***** DATA SUPPLIED *****
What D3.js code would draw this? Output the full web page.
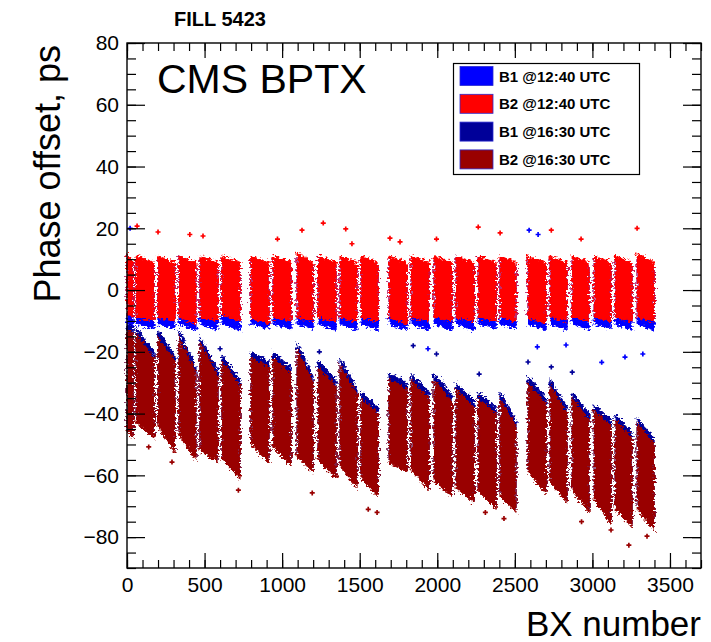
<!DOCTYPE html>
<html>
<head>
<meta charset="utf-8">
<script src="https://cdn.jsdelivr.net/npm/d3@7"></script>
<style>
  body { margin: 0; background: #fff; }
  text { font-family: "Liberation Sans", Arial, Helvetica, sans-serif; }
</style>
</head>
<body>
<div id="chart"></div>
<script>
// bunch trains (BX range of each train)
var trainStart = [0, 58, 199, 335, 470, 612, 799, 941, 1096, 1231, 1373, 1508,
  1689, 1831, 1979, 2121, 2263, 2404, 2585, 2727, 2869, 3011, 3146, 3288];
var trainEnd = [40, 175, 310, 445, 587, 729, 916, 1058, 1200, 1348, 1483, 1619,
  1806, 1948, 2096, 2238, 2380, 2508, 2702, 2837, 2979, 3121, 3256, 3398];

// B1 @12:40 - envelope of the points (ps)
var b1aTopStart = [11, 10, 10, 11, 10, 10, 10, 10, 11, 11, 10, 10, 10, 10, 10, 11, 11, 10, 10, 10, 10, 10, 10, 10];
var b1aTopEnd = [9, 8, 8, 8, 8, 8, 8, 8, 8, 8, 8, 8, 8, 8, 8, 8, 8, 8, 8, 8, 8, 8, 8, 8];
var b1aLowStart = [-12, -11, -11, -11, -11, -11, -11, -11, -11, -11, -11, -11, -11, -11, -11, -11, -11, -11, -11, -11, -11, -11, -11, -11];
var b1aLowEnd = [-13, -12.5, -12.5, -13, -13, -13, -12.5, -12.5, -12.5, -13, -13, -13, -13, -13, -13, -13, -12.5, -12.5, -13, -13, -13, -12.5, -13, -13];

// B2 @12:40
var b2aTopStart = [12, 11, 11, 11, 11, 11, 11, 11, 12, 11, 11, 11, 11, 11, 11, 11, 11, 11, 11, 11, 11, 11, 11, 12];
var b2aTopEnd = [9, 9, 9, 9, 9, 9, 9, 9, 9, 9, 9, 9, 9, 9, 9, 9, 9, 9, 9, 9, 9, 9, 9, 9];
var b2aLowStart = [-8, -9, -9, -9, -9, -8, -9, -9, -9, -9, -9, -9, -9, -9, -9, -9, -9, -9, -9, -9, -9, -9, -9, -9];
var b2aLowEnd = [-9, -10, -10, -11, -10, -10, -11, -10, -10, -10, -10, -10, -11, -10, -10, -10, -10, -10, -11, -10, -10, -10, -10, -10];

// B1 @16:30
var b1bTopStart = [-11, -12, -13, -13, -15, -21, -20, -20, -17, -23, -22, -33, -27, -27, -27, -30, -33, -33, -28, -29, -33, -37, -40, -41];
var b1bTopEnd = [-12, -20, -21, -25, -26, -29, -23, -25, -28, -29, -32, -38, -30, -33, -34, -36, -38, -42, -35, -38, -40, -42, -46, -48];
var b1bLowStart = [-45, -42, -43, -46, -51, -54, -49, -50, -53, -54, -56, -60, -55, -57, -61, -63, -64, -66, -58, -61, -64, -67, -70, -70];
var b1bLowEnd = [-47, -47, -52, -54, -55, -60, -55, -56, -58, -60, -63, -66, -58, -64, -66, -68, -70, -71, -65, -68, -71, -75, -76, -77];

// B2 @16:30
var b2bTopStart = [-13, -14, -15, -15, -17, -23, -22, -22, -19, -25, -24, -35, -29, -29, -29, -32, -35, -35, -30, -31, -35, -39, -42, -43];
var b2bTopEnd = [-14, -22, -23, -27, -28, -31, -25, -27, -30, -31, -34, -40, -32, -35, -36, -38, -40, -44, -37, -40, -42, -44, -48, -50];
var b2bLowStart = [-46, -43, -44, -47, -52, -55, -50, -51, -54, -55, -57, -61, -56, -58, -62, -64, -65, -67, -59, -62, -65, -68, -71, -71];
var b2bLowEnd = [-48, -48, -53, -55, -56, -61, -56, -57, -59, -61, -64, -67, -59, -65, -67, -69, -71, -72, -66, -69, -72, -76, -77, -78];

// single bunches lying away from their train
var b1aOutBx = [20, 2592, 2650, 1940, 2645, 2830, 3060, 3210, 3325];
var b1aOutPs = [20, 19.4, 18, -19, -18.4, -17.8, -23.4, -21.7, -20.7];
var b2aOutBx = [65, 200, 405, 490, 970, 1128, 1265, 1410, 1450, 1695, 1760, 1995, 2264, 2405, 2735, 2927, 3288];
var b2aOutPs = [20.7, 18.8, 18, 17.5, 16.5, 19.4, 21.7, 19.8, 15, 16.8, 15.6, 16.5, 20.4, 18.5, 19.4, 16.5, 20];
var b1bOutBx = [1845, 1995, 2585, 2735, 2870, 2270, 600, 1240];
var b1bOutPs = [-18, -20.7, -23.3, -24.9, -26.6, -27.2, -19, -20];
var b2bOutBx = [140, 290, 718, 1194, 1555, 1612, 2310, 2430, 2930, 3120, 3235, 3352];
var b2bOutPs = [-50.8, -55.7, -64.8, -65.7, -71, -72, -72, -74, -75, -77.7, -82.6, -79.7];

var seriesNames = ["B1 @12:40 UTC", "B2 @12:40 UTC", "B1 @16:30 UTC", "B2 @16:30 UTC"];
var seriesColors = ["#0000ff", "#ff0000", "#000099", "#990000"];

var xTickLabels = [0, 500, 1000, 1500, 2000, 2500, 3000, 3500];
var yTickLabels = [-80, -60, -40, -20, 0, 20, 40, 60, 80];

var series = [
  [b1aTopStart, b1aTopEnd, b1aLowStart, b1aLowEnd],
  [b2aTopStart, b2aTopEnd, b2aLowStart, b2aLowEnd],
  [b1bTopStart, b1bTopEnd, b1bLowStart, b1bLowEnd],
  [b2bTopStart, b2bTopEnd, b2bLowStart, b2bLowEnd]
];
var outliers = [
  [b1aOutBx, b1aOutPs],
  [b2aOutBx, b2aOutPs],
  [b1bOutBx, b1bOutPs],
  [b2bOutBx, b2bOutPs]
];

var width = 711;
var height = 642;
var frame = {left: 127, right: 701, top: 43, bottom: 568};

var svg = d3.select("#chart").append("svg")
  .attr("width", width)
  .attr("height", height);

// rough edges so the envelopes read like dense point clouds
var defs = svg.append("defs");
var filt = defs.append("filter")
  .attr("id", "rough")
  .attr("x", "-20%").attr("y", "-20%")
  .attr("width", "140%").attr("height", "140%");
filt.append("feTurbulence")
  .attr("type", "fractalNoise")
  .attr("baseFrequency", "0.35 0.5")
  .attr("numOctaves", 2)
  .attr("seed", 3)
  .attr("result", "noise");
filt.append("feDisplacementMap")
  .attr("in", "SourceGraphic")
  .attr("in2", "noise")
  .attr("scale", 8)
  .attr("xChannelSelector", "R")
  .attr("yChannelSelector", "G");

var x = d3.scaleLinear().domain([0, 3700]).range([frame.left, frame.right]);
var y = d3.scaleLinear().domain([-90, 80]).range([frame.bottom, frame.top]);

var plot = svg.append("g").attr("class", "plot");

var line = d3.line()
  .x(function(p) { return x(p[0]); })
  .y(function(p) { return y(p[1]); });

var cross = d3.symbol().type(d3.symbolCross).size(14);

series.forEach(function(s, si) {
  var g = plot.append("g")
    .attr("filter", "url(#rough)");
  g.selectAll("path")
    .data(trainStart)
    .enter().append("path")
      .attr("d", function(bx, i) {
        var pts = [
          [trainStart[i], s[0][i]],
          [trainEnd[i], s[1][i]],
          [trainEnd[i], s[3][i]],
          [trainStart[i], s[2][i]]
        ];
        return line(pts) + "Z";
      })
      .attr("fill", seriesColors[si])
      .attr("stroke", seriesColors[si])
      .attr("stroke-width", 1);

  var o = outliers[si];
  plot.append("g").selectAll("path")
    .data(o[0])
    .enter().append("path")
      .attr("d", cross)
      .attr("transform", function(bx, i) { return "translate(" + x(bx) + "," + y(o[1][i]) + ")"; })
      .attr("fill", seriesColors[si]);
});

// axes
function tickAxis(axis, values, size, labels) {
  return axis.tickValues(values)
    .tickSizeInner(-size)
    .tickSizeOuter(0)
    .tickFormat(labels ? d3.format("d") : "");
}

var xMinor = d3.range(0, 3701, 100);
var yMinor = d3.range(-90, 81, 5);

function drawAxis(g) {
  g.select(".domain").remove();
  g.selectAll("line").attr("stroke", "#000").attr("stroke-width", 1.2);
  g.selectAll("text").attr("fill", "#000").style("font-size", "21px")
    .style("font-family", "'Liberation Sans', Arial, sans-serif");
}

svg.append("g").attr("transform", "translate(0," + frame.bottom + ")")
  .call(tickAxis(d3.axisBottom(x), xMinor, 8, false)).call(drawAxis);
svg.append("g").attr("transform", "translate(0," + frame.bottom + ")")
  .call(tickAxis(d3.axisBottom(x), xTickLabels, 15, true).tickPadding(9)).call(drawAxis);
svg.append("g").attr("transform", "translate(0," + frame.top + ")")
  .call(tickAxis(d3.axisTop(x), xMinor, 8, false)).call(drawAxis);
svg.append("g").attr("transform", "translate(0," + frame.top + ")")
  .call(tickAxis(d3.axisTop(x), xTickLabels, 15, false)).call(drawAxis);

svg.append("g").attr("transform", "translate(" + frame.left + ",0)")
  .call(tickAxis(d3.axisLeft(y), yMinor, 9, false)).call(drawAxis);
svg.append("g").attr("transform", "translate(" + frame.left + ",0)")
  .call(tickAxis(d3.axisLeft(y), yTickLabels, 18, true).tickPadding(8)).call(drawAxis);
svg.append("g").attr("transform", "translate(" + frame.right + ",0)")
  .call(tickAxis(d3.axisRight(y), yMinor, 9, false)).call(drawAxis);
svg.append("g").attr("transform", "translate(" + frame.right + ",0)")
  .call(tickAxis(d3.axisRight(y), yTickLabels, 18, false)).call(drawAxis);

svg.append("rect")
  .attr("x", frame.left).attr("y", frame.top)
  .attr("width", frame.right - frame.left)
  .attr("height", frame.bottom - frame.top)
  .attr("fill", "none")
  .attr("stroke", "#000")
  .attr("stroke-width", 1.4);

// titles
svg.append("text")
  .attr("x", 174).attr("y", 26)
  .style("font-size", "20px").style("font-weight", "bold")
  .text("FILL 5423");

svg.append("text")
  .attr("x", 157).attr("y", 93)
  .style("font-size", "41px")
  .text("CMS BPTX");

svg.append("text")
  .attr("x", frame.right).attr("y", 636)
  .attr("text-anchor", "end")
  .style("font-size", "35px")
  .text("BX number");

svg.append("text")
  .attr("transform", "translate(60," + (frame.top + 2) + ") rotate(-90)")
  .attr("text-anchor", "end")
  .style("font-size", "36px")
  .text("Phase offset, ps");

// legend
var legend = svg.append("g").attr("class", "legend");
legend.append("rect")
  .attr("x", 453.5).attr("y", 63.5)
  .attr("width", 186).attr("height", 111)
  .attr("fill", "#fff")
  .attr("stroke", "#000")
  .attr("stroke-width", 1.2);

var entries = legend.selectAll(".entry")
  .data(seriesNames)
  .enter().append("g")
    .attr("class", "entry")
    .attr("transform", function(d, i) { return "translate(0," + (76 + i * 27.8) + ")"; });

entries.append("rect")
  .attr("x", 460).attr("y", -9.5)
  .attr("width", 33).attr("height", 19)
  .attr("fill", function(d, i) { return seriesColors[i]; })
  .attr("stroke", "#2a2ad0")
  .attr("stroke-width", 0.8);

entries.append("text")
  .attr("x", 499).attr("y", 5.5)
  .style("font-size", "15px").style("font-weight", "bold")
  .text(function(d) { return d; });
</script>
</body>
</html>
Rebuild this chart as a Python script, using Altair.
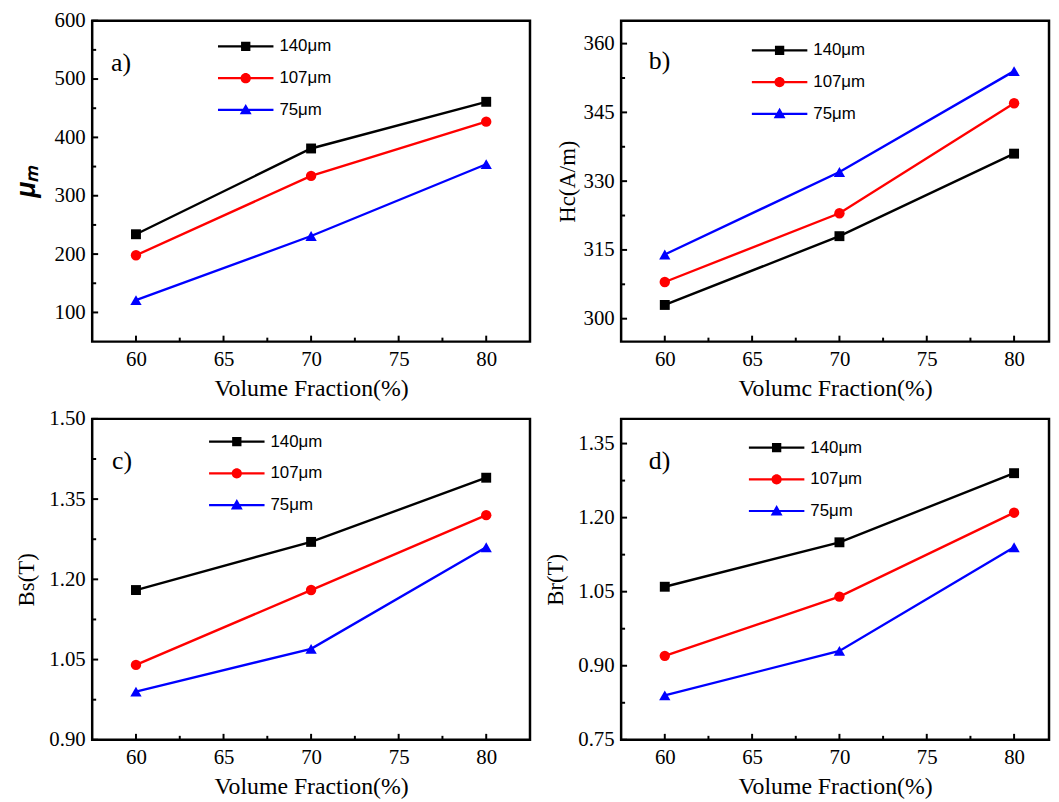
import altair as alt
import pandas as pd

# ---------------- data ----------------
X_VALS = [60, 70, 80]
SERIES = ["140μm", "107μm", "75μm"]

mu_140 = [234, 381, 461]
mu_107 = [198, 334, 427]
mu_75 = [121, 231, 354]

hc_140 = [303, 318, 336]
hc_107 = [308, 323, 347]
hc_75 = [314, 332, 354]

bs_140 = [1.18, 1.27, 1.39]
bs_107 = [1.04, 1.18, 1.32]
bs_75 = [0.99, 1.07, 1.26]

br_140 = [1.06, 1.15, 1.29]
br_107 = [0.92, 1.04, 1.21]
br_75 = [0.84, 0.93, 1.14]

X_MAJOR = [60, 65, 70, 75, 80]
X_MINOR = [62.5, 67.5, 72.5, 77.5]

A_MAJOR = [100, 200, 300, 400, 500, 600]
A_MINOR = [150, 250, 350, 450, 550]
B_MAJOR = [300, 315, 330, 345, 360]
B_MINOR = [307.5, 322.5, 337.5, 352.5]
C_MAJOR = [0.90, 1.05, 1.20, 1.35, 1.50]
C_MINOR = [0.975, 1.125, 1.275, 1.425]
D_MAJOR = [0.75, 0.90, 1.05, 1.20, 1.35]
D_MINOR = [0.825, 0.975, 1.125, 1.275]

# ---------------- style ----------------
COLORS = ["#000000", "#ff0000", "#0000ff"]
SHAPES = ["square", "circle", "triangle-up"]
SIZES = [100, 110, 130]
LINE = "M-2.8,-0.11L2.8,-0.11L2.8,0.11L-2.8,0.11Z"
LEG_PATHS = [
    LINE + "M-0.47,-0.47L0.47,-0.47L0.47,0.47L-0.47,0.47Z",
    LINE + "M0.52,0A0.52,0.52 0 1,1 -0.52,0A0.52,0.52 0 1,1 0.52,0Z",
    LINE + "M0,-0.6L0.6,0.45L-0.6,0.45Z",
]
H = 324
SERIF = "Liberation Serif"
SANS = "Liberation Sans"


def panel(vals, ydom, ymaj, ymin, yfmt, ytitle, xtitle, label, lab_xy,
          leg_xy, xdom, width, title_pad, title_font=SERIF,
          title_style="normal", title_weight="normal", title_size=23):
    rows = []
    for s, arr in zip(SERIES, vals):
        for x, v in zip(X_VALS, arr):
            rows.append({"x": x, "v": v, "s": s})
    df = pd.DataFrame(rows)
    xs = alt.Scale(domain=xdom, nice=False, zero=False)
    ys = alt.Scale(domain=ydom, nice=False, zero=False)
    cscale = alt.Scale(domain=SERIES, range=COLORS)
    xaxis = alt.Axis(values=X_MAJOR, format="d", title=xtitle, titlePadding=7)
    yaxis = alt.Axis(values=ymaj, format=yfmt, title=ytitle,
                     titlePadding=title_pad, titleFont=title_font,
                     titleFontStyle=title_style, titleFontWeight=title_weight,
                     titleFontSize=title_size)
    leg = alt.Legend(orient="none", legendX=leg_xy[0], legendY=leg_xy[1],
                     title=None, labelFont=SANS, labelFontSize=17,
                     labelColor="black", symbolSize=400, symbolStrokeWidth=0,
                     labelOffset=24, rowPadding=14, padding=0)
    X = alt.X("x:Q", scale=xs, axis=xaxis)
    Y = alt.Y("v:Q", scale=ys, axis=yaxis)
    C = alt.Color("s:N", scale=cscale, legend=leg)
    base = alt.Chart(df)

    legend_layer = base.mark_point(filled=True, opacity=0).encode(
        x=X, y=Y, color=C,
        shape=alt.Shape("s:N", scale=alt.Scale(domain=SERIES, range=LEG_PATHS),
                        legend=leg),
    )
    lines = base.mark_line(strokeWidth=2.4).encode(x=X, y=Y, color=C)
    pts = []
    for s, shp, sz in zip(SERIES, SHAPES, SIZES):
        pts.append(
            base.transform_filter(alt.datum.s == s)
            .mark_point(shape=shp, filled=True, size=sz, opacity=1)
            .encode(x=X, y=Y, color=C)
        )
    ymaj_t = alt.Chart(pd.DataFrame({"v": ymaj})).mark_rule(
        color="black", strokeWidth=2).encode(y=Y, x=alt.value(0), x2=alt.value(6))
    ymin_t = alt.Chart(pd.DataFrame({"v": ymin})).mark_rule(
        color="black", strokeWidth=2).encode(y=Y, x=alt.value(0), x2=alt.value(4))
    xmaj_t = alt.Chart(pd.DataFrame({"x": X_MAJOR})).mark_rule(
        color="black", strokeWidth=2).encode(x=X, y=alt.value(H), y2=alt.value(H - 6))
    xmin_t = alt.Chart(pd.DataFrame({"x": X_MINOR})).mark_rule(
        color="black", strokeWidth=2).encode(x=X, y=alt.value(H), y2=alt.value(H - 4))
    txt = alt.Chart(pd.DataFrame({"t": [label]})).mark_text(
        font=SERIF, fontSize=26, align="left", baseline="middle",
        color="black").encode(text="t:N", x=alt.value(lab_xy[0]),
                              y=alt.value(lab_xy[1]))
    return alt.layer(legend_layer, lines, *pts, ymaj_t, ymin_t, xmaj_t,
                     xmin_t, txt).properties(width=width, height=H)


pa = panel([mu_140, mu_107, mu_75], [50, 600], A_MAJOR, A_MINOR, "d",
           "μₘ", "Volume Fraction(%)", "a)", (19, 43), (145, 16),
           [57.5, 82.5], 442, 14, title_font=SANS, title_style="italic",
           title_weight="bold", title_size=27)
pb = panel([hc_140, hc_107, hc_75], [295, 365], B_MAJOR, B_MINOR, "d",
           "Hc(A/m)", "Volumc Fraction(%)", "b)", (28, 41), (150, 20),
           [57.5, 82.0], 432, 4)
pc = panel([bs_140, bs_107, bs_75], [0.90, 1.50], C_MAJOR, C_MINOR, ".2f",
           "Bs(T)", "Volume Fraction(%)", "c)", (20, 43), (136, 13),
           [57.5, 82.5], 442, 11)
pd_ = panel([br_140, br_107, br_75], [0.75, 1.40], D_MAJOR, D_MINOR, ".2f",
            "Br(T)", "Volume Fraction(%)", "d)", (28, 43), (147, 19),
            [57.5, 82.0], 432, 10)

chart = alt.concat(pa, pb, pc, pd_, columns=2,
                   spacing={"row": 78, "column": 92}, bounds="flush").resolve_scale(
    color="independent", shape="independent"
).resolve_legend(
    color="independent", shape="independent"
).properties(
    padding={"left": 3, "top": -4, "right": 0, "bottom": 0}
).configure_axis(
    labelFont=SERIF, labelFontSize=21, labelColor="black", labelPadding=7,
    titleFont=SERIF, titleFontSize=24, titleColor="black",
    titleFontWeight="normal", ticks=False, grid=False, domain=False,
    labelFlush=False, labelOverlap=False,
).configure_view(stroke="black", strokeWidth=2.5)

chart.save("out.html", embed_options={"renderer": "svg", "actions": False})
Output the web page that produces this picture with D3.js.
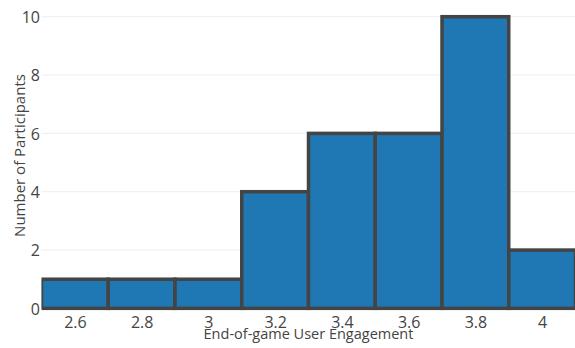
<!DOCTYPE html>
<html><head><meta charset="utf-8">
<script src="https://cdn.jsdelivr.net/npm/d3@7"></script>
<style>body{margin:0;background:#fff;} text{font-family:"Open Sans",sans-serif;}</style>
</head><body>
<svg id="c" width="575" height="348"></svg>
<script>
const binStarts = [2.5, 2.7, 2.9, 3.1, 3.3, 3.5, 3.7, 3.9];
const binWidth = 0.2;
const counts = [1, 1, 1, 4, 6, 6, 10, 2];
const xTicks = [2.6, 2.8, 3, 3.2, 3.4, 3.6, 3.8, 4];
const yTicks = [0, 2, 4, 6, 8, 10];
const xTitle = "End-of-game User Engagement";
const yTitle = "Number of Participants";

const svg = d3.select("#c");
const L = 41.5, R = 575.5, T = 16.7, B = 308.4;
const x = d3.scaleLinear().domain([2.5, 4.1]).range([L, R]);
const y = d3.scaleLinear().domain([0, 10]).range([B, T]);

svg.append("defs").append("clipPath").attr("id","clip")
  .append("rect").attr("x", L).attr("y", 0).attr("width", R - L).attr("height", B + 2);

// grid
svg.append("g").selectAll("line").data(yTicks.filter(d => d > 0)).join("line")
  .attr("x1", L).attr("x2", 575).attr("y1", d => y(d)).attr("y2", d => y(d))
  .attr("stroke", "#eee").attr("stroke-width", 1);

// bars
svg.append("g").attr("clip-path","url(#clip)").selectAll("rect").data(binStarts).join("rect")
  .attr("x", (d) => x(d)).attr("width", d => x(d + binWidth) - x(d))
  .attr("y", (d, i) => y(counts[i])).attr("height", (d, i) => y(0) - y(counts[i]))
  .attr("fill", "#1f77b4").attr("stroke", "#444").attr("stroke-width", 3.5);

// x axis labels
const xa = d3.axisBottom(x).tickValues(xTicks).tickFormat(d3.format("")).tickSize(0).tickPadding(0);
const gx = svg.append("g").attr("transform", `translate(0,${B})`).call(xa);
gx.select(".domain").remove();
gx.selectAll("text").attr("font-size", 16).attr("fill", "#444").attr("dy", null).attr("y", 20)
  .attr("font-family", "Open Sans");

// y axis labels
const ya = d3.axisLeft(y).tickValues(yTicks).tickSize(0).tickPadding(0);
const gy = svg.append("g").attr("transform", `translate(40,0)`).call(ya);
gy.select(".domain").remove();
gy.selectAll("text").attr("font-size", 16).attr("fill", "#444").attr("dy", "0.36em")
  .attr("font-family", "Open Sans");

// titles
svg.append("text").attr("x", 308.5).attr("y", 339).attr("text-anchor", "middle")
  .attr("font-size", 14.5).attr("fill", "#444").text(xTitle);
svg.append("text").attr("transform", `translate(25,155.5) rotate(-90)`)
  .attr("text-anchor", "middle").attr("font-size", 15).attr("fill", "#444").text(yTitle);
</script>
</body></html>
*****
- _GIVEN TASK_
Reproduce the material above exactly, first line through the line that contains "3121, 3256, 3398];", minus the pictures.

- _FINAL RESULT_
What D3.js code would draw this? Output the full web page.
<!DOCTYPE html>
<html>
<head>
<meta charset="utf-8">
<script src="https://cdn.jsdelivr.net/npm/d3@7"></script>
<style>
  body { margin: 0; background: #fff; }
  text { font-family: "Liberation Sans", Arial, Helvetica, sans-serif; }
</style>
</head>
<body>
<div id="chart"></div>
<script>
// bunch trains (BX range of each train)
var trainStart = [0, 58, 199, 335, 470, 612, 799, 941, 1096, 1231, 1373, 1508,
  1689, 1831, 1979, 2121, 2263, 2404, 2585, 2727, 2869, 3011, 3146, 3288];
var trainEnd = [40, 175, 310, 445, 587, 729, 916, 1058, 1200, 1348, 1483, 1619,
  1806, 1948, 2096, 2238, 2380, 2508, 2702, 2837, 2979, 3121, 3256, 3398];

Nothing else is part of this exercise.